- **WRITTEN PROBLEM**
Copy the data below exactly, omitting any picture it contains.

- **INFORMATION SHOWN**
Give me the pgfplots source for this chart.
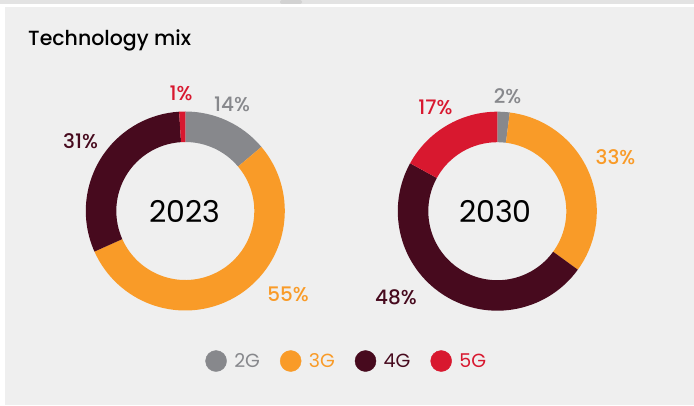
\documentclass[border=0pt]{standalone}
\usepackage{pgfplots}
\pgfplotsset{compat=1.18}
\usepackage{fontspec}
\setmainfont{Poppins}
\IfFontExistsTF{Poppins Medium}{\newfontfamily\pmed{Poppins Medium}}{\newfontfamily\pmed{Poppins}[FakeBold=0.4]}
\definecolor{bg}{HTML}{EFEFEF}
\definecolor{topgray}{HTML}{E3E3E3}
\definecolor{scroll}{HTML}{D2D2D2}
\definecolor{c2g}{HTML}{87888C}
\definecolor{c3g}{HTML}{F99B28}
\definecolor{c4g}{HTML}{470A1E}
\definecolor{c5g}{HTML}{D8182F}
% #1 cx, #2 cy, #3 list value/colour (clockwise from 12 o'clock)
\newcommand\donut[3]{%
  \gdef\tot{0}%
  \foreach \v/\c in {#3} {\pgfmathparse{\tot+\v}\xdef\tot{\pgfmathresult}}%
  \gdef\cum{0}%
  \foreach \v/\c in {#3} {%
    \pgfmathsetmacro\aone{90-(\cum/\tot)*360}%
    \pgfmathparse{\cum+\v}\xdef\cum{\pgfmathresult}%
    \pgfmathsetmacro\atwo{90-(\cum/\tot)*360}%
    \edef\tmp{\noexpand\fill[\c] (axis cs:#1,#2) ++(\aone:99.5pt) arc[start angle=\aone, end angle=\atwo, radius=99.5pt] -- ++(\atwo:-30.5pt) arc[start angle=\atwo, end angle=\aone, radius=69pt] -- cycle;}%
    \tmp}%
}
\begin{document}
\begin{tikzpicture}
\begin{axis}[
  x=1pt, y=1pt, xmin=0, xmax=694, ymin=0, ymax=405,
  hide axis, clip=false,
  legend columns=4,
  legend style={at={(0.4996,0.1086)}, anchor=center, draw=none, fill=none,
    font=\fontsize{19}{21}\selectfont, inner sep=0pt,
    /tikz/every odd column/.append style={column sep=5.5pt},
    /tikz/every even column/.append style={column sep=18pt}},
  legend image code/.code={\fill[#1] (0pt,0pt) circle (10.5pt);},
]
\fill[white] (axis cs:0,0) rectangle (axis cs:694,405);
\fill[topgray] (axis cs:0,401) rectangle (axis cs:694,405);
\fill[scroll, rounded corners=2pt] (axis cs:280,401) rectangle (axis cs:302,405);
\fill[bg] (axis cs:5,0) rectangle (axis cs:694,398);

\donut{185.3}{194}{14/c2g,55/c3g,31/c4g,1/c5g}
\donut{497.3}{193.8}{2/c2g,33/c3g,48/c4g,17/c5g}

\node[anchor=base west, inner sep=0pt, font=\pmed\fontsize{20.5}{24}\selectfont] at (axis cs:28,359.3) {Technology mix};

\node[inner sep=0pt, text=black, font=\fontsize{30}{32}\selectfont] at (axis cs:185,193.3) {2023};
\node[inner sep=0pt, text=black, font=\fontsize{30}{32}\selectfont] at (axis cs:495.5,193.3) {2030};

\begin{scope}[every node/.style={inner sep=0pt, font=\pmed\fontsize{20}{24}\selectfont}]
\node[text=c5g] at (axis cs:181,311.5) {1\%};
\node[text=c2g] at (axis cs:232,301) {14\%};
\node[text=c4g] at (axis cs:80.5,264) {31\%};
\node[text=c3g] at (axis cs:288,111) {55\%};
\node[text=c2g] at (axis cs:507.5,309) {2\%};
\node[text=c5g] at (axis cs:435.5,298) {17\%};
\node[text=c3g] at (axis cs:615.5,248) {33\%};
\node[text=c4g] at (axis cs:396,107.5) {48\%};
\end{scope}

\addlegendimage{c2g}\addlegendentry{\textcolor{c2g}{2G}}
\addlegendimage{c3g}\addlegendentry{\textcolor{c3g}{3G}}
\addlegendimage{c4g}\addlegendentry{\textcolor{c4g}{4G}}
\addlegendimage{c5g}\addlegendentry{\textcolor{c5g}{5G}}
\end{axis}
\end{tikzpicture}
\end{document}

- **EXERCISE RESPONSE**
Give me the pgfplots source for this chart.
\documentclass[border=0pt]{standalone}
\usepackage{pgfplots}
\pgfplotsset{compat=1.18}
\usepackage{fontspec}
\setmainfont{Poppins}
\IfFontExistsTF{Poppins Medium}{\newfontfamily\pmed{Poppins Medium}}{\newfontfamily\pmed{Poppins}[FakeBold=0.4]}
\definecolor{bg}{HTML}{EFEFEF}
\definecolor{topgray}{HTML}{E3E3E3}
\definecolor{scroll}{HTML}{D2D2D2}
\definecolor{c2g}{HTML}{87888C}
\definecolor{c3g}{HTML}{F99B28}
\definecolor{c4g}{HTML}{470A1E}
\definecolor{c5g}{HTML}{D8182F}
% #1 cx, #2 cy, #3 list value/colour (clockwise from 12 o'clock)
\newcommand\donut[3]{%
  \gdef\tot{0}%
  \foreach \v/\c in {#3} {\pgfmathparse{\tot+\v}\xdef\tot{\pgfmathresult}}%
  \gdef\cum{0}%
  \foreach \v/\c in {#3} {%
    \pgfmathsetmacro\aone{90-(\cum/\tot)*360}%
    \pgfmathparse{\cum+\v}\xdef\cum{\pgfmathresult}%
    \pgfmathsetmacro\atwo{90-(\cum/\tot)*360}%
    \edef\tmp{\noexpand\fill[\c] (axis cs:#1,#2) ++(\aone:99.5pt) arc[start angle=\aone, end angle=\atwo, radius=99.5pt] -- ++(\atwo:-30.5pt) arc[start angle=\atwo, end angle=\aone, radius=69pt] -- cycle;}%
    \tmp}%
}
\begin{document}
\begin{tikzpicture}
\begin{axis}[
  x=1pt, y=1pt, xmin=0, xmax=694, ymin=0, ymax=405,
  hide axis, clip=false,
  legend columns=4,
  legend style={at={(0.4996,0.1086)}, anchor=center, draw=none, fill=none,
    font=\fontsize{19}{21}\selectfont, inner sep=0pt,
    /tikz/every odd column/.append style={column sep=5.5pt},
    /tikz/every even column/.append style={column sep=18pt}},
  legend image code/.code={\fill[#1] (0pt,0pt) circle (10.5pt);},
]
\fill[white] (axis cs:0,0) rectangle (axis cs:694,405);
\fill[topgray] (axis cs:0,401) rectangle (axis cs:694,405);
\fill[scroll, rounded corners=2pt] (axis cs:280,401) rectangle (axis cs:302,405);
\fill[bg] (axis cs:5,0) rectangle (axis cs:694,398);

\donut{185.3}{194}{14/c2g,55/c3g,31/c4g,1/c5g}
\donut{497.3}{193.8}{2/c2g,33/c3g,48/c4g,17/c5g}

\node[anchor=base west, inner sep=0pt, font=\pmed\fontsize{20.5}{24}\selectfont] at (axis cs:28,359.3) {Technology mix};

\node[inner sep=0pt, text=black, font=\fontsize{30}{32}\selectfont] at (axis cs:185,193.3) {2023};
\node[inner sep=0pt, text=black, font=\fontsize{30}{32}\selectfont] at (axis cs:495.5,193.3) {2030};

\begin{scope}[every node/.style={inner sep=0pt, font=\pmed\fontsize{20}{24}\selectfont}]
\node[text=c5g] at (axis cs:181,311.5) {1\%};
\node[text=c2g] at (axis cs:232,301) {14\%};
\node[text=c4g] at (axis cs:80.5,264) {31\%};
\node[text=c3g] at (axis cs:288,111) {55\%};
\node[text=c2g] at (axis cs:507.5,309) {2\%};
\node[text=c5g] at (axis cs:435.5,298) {17\%};
\node[text=c3g] at (axis cs:615.5,248) {33\%};
\node[text=c4g] at (axis cs:396,107.5) {48\%};
\end{scope}

\addlegendimage{c2g}\addlegendentry{\textcolor{c2g}{2G}}
\addlegendimage{c3g}\addlegendentry{\textcolor{c3g}{3G}}
\addlegendimage{c4g}\addlegendentry{\textcolor{c4g}{4G}}
\addlegendimage{c5g}\addlegendentry{\textcolor{c5g}{5G}}
\end{axis}
\end{tikzpicture}
\end{document}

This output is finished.